Defect Study and Modelling of SnX3-Based Perovskite Solar Cells with SCAPS-1D

Recent achievements, based on lead (Pb) halide perovskites, have prompted comprehensive research on low-cost photovoltaics, in order to avoid the major challenges that arise in this respect: Stability and toxicity. In this study, device modelling of lead (Pb)-free perovskite solar cells has been carried out considering methyl ammonium tin bromide (CH3NH3SnBr3) as perovskite absorber layer. The perovskite structure has been justified theoretically by Goldschmidt tolerance factor and the octahedral factor. Numerical modelling tools were used to investigate the effects of amphoteric defect and interface defect states on the photovoltaic parameters of CH3NH3SnBr3-based perovskite solar cell. The study identifies the density of defect tolerance in the absorber layer, and that both the interfaces are 10(15) cm(-3), and 10(14) cm(-3), respectively. Furthermore, the simulation evaluates the influences of metal work function, uniform donor density in the electron transport layer and the impact of series resistance on the photovoltaic parameters of proposed n-TiO2/i-CH3NH3SnBr3/p-NiO solar cell.

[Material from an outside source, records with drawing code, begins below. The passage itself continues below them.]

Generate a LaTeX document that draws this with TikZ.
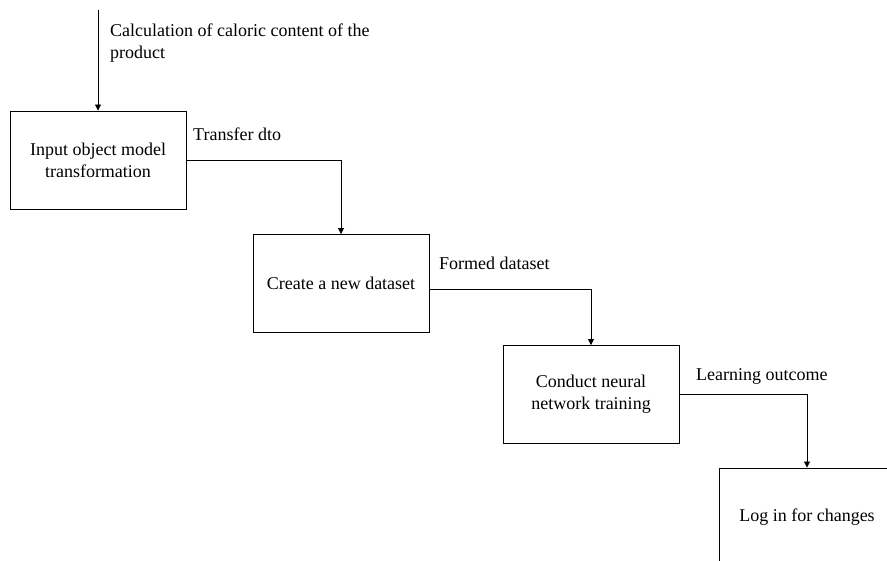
\documentclass[tikz,border=0pt]{standalone}
\usepackage{fontspec}
\setmainfont{Liberation Serif}
\usetikzlibrary{arrows.meta}
\begin{document}
\begin{tikzpicture}[x=1pt,y=-1pt,
  every node/.style={font=\fontsize{18}{22}\selectfont, inner sep=0pt},
  stepbox/.style={draw, line width=0.9pt, minimum width=176pt, minimum height=98pt, align=center},
  flow/.style={draw, line width=0.8pt, -{Triangle[length=6pt,width=6pt]}},
  lbl/.style={anchor=base west, align=left}
]
\useasboundingbox (0,0) rectangle (887,561);
\clip (0,0) rectangle (887,561);

% process boxes
\node[stepbox] (b1) at (98,160) {Input object model\\transformation};
\node[stepbox] (b2) at (341,283.5) {Create a new dataset};
\node[stepbox] (b3) at (591,394.5) {Conduct neural\\network training};
\node[stepbox] (b4) at (807,517) {Log in for changes};

% incoming data
\coordinate (src) at (98,10);
\draw[flow] (src) -- (b1.north);
\node[lbl] (t0) at (110,59) {Calculation of caloric content of the\\product};

% flow between steps
\draw[flow] (b1.east) -| (b2.north);
\node[lbl] (t1) at (193,141) {Transfer dto};

\draw[flow] ([yshift=-6pt]b2.east) -| (b3.north);
\node[lbl] (t2) at (439,270) {Formed dataset};

\draw[flow] (b3.east) -| (b4.north);
\node[lbl] (t3) at (696,381) {Learning outcome};
\end{tikzpicture}
\end{document}
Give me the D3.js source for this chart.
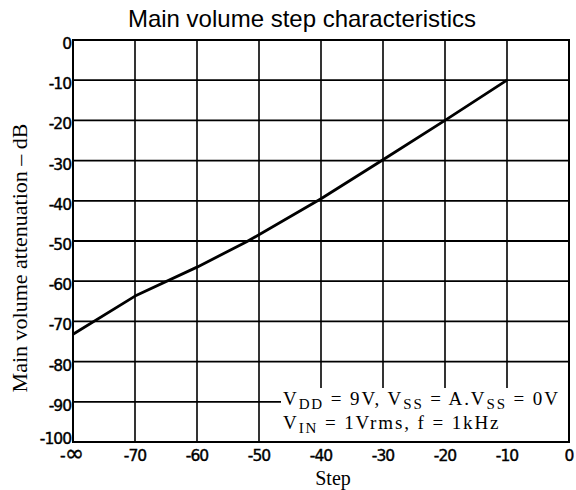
<!doctype html>
<head>
<meta charset="utf-8">
<style>
  body { margin: 0; background: #fff; }
  svg { display: block; }
  .tick-lbl { font-family: "DejaVu Sans", sans-serif; font-size: 15.5px; letter-spacing: -1px; fill: #000; stroke: #000; stroke-width: 0.4px; }
  .serif { font-family: "Liberation Serif", "Times New Roman", serif; fill: #000; }
</style>
<script src="https://cdnjs.cloudflare.com/ajax/libs/d3/7.8.5/d3.min.js"></script>
</head>
<body>
<script>
// curve (step -80 stands for -infinity)
var steps = [-80, -70, -60, -52, -40, -30, -20, -10];
var atten = [-73.2, -63.7, -56.5, -50.2, -39.5, -29.8, -20, -10];

var xTicks = [-80, -70, -60, -50, -40, -30, -20, -10, 0];
var xTickLabels = ["-\u221e", "-70", "-60", "-50", "-40", "-30", "-20", "-10", "0"];
var yTicks = [0, -10, -20, -30, -40, -50, -60, -70, -80, -90, -100];

(function() {
var W = 576, H = 490;
var pl = 73, pr = 569, pt = 40, pb = 442;

var svg = d3.select("body").append("svg")
  .attr("width", W)
  .attr("height", H);

var x = d3.scaleLinear().domain([-80, 0]).range([pl, pr]);
var y = d3.scaleLinear().domain([-100, 0]).range([pb, pt]);

// grid
svg.append("g").selectAll("line")
  .data(xTicks.slice(1, -1)).enter()
  .append("line")
    .attr("x1", d => x(d)).attr("x2", d => x(d))
    .attr("y1", pt).attr("y2", pb)
    .attr("stroke", "#000").attr("stroke-width", 1.6);

svg.append("g").selectAll("line")
  .data(yTicks.slice(1, -1)).enter()
  .append("line")
    .attr("x1", pl).attr("x2", pr)
    .attr("y1", d => y(d)).attr("y2", d => y(d))
    .attr("stroke", "#000").attr("stroke-width", 1.8);

// curve
var line = d3.line().x((d, i) => x(steps[i])).y(d => y(d));
svg.append("path")
  .datum(atten)
  .attr("d", line)
  .attr("fill", "none")
  .attr("stroke", "#000")
  .attr("stroke-width", 2.8)
  .attr("stroke-linejoin", "round");

// note box covers the grid
svg.append("rect")
  .attr("x", 281).attr("y", 388)
  .attr("width", pr - 281).attr("height", pb - 388)
  .attr("fill", "#fff");

// frame
svg.append("rect")
  .attr("x", pl).attr("y", pt)
  .attr("width", pr - pl).attr("height", pb - pt)
  .attr("fill", "none")
  .attr("stroke", "#000")
  .attr("stroke-width", 2);

// tick labels
svg.append("g").selectAll("text")
  .data(yTicks).enter()
  .append("text")
    .attr("class", "tick-lbl")
    .attr("x", 71)
    .attr("y", d => y(d) + (d == -100 ? 2 : 9))
    .attr("text-anchor", "end")
    .text(d => d);

svg.append("g").selectAll("text")
  .data(xTicks).enter()
  .append("text")
    .attr("class", "tick-lbl")
    .attr("x", (d, i) => x(d) + (i == 0 ? -1 : 0))
    .attr("y", 461)
    .attr("text-anchor", "middle")
    .each(function(d, i) {
      var lbl = xTickLabels[i];
      var t = d3.select(this);
      if (lbl.indexOf("\u221e") > -1) {
        t.append("tspan").text("-");
        t.append("tspan").text("\u221e").style("font-size", "23px").style("letter-spacing", "0px");
      } else {
        t.text(lbl);
      }
    });

// titles
svg.append("text")
  .attr("x", 302)
  .attr("y", 27)
  .attr("text-anchor", "middle")
  .style("font-family", "'Liberation Sans', Arial, sans-serif")
  .style("font-size", "24px")
  .text("Main volume step characteristics");

svg.append("text")
  .attr("class", "serif")
  .attr("transform", "translate(27,258) rotate(-90)")
  .attr("text-anchor", "middle")
  .style("font-size", "22px")
  .text("Main volume attenuation \u2013 dB");

svg.append("text")
  .attr("class", "serif")
  .attr("x", 333)
  .attr("y", 485)
  .attr("text-anchor", "middle")
  .style("font-size", "20px")
  .text("Step");

// conditions note
function note(yPos, parts) {
  var t = svg.append("text")
    .attr("class", "serif")
    .attr("x", 283)
    .attr("y", yPos)
    .style("font-size", "19px")
    .style("letter-spacing", "1.9px");
  parts.forEach(function(p) {
    var s = t.append("tspan").text(p[0]);
    if (p[1]) {
      s.attr("dy", 4).style("font-size", "15px");
    } else if (p[2]) {
      s.attr("dy", -4);
    }
  });
}
note(405, [["V"], ["DD", 1], [" = 9V, V", 0, 1], ["SS", 1], [" = A.V", 0, 1], ["SS", 1], [" = 0V", 0, 1]]);
note(429, [["V"], ["IN", 1], [" = 1Vrms, f = 1kHz", 0, 1]]);
})();
</script>
</body>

Considering all the optimization parameters, CH3NH3SnBr3-based perovskite solar cell exhibits the highest efficiency of 21.66% with the V-oc of 0.80 V, J(sc) of 31.88 mA/cm(2) and Fill Factor of 84.89%. These results divulge the development of environmentally friendly methyl ammonium tin bromide perovskite solar cell.

Automated summary

This study explores the performance of lead-free perovskite solar cells through device modeling and numerical simulation tools, investigating the effects of defects and interface defect on photovoltaic parameters, achieving optimal efficiency for environmentally friendly CH3NH3SnBr3-based perovskite solar cells.